## Begin INFORMATION SHOWN
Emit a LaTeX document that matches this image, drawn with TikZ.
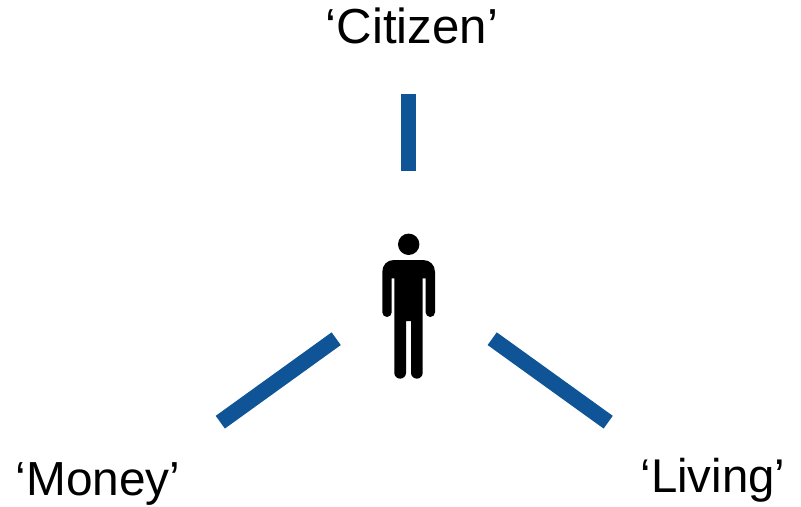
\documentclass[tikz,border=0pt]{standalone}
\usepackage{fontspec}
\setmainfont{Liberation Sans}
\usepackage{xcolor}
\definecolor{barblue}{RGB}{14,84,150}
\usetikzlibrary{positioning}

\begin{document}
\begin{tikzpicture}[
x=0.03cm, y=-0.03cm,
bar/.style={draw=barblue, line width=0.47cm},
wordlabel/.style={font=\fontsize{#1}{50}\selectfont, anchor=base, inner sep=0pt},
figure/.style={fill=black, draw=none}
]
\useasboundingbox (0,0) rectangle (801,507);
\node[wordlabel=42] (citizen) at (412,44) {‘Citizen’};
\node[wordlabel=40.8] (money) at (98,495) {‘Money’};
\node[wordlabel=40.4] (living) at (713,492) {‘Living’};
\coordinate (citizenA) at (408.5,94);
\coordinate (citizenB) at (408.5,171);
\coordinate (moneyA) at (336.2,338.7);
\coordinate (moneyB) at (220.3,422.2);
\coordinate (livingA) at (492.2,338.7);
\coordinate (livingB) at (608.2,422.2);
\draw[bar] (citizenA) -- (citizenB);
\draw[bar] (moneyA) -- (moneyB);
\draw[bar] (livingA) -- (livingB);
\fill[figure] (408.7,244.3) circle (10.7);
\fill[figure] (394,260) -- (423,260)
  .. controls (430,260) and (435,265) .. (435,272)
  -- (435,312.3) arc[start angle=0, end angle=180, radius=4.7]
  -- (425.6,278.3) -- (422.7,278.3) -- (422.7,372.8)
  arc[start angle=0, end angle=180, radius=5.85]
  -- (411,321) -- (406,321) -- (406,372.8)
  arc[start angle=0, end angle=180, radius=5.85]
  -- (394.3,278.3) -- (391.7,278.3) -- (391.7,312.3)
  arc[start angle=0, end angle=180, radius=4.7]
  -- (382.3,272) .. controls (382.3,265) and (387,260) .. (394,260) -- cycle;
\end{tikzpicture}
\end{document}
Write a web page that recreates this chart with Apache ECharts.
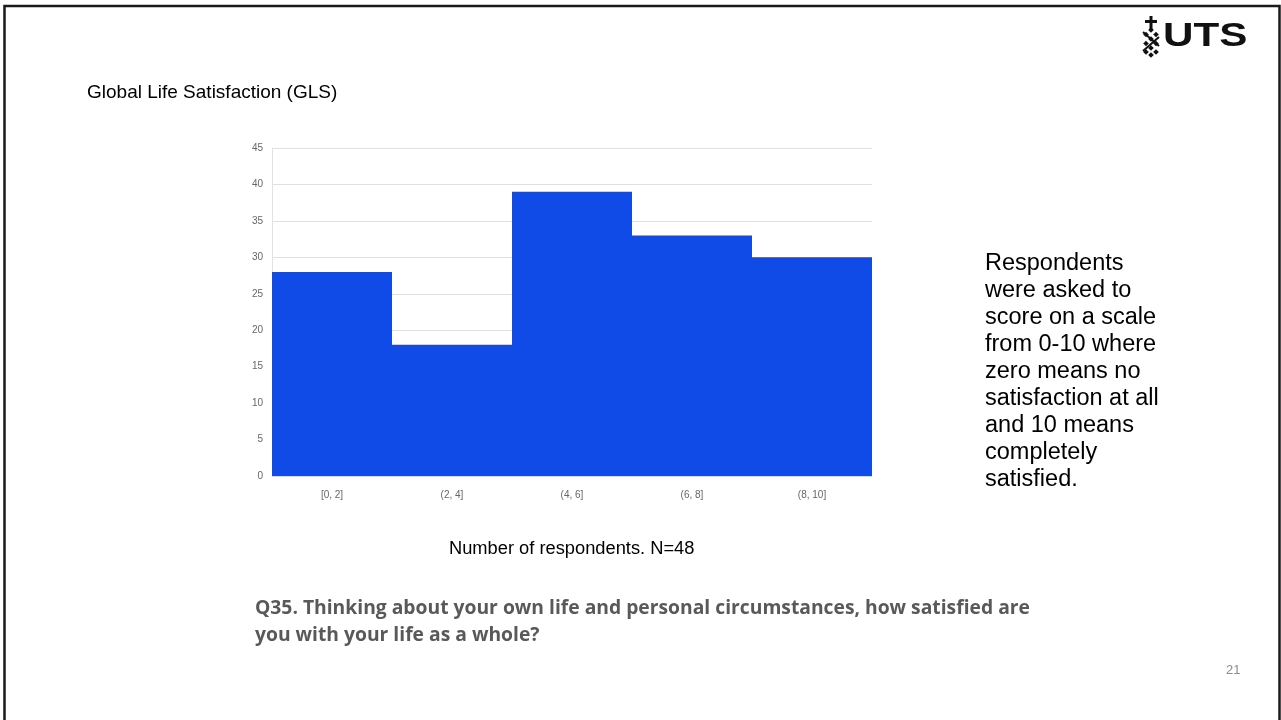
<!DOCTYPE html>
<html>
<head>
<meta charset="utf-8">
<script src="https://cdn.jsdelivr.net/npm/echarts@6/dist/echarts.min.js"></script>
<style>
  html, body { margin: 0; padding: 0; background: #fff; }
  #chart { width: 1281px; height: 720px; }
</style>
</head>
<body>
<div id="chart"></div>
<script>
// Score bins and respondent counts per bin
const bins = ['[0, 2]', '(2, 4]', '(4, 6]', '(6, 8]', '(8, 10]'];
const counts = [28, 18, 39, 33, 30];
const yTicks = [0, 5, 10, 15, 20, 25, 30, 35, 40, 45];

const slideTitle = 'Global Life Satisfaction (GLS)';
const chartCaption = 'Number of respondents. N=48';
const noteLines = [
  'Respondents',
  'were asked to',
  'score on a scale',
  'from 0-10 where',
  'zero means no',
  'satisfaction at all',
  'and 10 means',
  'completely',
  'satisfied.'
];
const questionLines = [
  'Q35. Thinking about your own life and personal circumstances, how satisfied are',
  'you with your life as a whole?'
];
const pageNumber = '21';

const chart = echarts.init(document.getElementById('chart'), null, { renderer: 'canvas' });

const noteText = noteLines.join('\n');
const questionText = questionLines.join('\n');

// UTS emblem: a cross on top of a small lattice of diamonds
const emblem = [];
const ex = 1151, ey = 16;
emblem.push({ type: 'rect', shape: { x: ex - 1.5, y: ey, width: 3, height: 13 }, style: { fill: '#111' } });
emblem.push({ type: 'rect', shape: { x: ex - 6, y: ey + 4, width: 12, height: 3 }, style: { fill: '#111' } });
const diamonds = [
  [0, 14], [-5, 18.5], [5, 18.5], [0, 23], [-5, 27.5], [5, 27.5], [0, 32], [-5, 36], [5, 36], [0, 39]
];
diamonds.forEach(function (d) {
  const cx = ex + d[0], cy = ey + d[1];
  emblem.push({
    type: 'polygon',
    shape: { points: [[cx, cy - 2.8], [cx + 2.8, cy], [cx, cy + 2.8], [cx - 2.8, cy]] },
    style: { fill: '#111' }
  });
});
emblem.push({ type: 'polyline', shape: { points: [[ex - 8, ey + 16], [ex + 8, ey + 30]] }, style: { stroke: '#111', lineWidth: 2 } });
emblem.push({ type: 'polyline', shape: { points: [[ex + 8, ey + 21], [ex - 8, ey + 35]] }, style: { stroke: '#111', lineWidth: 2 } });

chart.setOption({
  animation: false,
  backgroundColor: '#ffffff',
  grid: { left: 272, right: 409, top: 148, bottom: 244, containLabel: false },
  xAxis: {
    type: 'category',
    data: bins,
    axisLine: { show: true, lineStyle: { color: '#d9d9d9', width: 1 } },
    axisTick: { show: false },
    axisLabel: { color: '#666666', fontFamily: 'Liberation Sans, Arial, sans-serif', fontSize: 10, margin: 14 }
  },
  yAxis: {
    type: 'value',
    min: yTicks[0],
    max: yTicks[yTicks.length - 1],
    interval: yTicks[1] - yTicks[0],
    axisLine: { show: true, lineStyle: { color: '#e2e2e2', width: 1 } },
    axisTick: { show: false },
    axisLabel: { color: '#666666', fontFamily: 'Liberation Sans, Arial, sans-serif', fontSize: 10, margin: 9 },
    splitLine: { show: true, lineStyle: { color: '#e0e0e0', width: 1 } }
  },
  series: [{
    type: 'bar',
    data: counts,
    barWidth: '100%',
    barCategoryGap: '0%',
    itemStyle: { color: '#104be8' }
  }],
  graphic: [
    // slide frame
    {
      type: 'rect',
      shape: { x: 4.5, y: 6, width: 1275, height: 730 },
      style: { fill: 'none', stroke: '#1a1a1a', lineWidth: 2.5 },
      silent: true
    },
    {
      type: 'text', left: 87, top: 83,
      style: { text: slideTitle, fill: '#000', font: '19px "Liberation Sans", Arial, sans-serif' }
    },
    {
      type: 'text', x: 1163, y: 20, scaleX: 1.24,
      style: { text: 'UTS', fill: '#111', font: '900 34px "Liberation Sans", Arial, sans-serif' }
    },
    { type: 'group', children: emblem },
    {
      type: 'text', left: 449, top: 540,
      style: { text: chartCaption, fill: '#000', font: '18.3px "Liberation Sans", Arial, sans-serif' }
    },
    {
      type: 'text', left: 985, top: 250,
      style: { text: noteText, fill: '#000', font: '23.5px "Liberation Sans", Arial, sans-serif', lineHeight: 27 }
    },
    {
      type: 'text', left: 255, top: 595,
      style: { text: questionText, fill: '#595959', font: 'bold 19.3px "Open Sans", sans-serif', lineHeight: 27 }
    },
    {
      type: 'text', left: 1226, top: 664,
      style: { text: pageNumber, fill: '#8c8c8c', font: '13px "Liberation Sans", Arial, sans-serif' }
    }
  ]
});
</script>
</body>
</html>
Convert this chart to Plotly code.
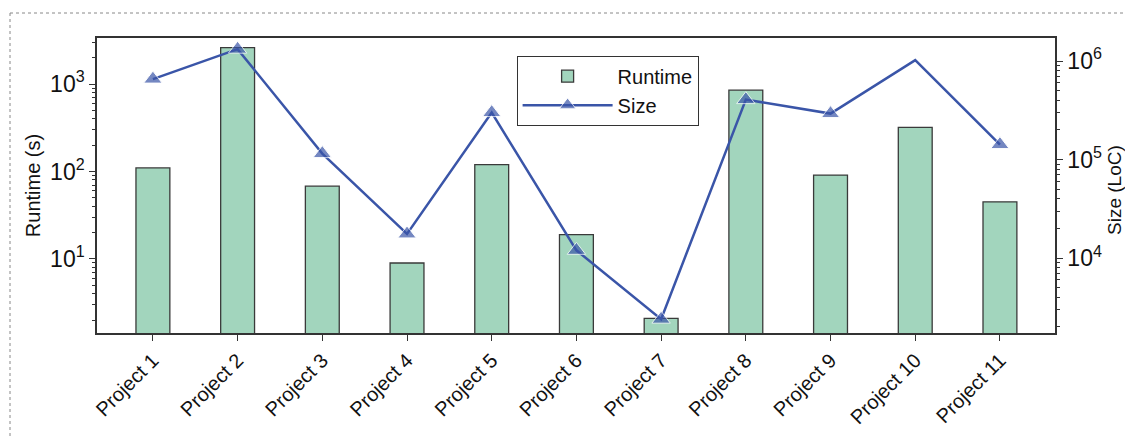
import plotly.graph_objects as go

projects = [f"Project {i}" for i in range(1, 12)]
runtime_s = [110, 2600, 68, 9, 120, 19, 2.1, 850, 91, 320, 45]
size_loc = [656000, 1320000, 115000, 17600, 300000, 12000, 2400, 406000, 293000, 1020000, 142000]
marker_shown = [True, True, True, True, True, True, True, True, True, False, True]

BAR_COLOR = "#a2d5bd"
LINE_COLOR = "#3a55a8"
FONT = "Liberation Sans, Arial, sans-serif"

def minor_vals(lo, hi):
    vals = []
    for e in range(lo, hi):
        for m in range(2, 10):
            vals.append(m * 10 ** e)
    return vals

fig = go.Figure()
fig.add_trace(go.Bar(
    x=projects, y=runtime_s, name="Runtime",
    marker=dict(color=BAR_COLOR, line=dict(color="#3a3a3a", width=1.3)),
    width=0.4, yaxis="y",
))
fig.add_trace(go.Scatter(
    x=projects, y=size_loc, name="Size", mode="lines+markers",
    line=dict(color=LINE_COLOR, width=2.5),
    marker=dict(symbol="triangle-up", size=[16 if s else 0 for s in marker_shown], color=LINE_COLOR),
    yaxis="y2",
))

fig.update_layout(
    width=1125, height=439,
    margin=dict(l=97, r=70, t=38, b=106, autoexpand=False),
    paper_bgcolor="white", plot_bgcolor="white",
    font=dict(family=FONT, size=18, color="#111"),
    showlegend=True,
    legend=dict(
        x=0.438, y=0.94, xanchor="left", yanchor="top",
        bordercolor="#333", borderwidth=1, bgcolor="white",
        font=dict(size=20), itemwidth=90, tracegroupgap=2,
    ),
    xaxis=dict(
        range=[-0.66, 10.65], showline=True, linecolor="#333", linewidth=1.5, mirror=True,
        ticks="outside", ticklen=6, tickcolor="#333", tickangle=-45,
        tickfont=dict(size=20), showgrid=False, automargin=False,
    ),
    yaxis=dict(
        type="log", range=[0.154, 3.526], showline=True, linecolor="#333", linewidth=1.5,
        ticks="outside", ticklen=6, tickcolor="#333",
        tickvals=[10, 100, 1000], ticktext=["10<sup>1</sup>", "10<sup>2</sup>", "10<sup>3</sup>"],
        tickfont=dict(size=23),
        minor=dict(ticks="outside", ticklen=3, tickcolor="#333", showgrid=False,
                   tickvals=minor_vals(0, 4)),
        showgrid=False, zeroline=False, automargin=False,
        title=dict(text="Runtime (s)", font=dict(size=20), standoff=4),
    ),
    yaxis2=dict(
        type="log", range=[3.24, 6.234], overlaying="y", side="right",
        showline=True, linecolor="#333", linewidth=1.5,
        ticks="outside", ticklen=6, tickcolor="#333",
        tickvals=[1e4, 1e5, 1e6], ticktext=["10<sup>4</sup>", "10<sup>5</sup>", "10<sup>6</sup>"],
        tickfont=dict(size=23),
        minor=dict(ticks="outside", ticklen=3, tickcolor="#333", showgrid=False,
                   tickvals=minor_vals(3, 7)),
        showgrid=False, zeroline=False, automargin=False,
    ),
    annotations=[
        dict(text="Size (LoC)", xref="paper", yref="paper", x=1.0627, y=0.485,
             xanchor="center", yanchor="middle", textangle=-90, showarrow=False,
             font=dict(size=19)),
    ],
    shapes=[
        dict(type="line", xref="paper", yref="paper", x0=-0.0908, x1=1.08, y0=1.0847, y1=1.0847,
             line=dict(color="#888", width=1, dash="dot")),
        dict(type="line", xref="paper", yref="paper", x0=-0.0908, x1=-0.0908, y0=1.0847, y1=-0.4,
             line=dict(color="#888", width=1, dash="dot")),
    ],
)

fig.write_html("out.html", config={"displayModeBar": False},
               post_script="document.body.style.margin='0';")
## End INFORMATION SHOWN
• [EXERCISE]: Include both the line containing "Write a web" and the line containing "const pageNumber = '21';" when you write out everything between them, exactly. Leave the pictures out.

• [RESPONSE TO THE EXERCISE]:
Write a web page that recreates this chart with Apache ECharts.
<!DOCTYPE html>
<html>
<head>
<meta charset="utf-8">
<script src="https://cdn.jsdelivr.net/npm/echarts@6/dist/echarts.min.js"></script>
<style>
  html, body { margin: 0; padding: 0; background: #fff; }
  #chart { width: 1281px; height: 720px; }
</style>
</head>
<body>
<div id="chart"></div>
<script>
// Score bins and respondent counts per bin
const bins = ['[0, 2]', '(2, 4]', '(4, 6]', '(6, 8]', '(8, 10]'];
const counts = [28, 18, 39, 33, 30];
const yTicks = [0, 5, 10, 15, 20, 25, 30, 35, 40, 45];

const slideTitle = 'Global Life Satisfaction (GLS)';
const chartCaption = 'Number of respondents. N=48';
const noteLines = [
  'Respondents',
  'were asked to',
  'score on a scale',
  'from 0-10 where',
  'zero means no',
  'satisfaction at all',
  'and 10 means',
  'completely',
  'satisfied.'
];
const questionLines = [
  'Q35. Thinking about your own life and personal circumstances, how satisfied are',
  'you with your life as a whole?'
];
const pageNumber = '21';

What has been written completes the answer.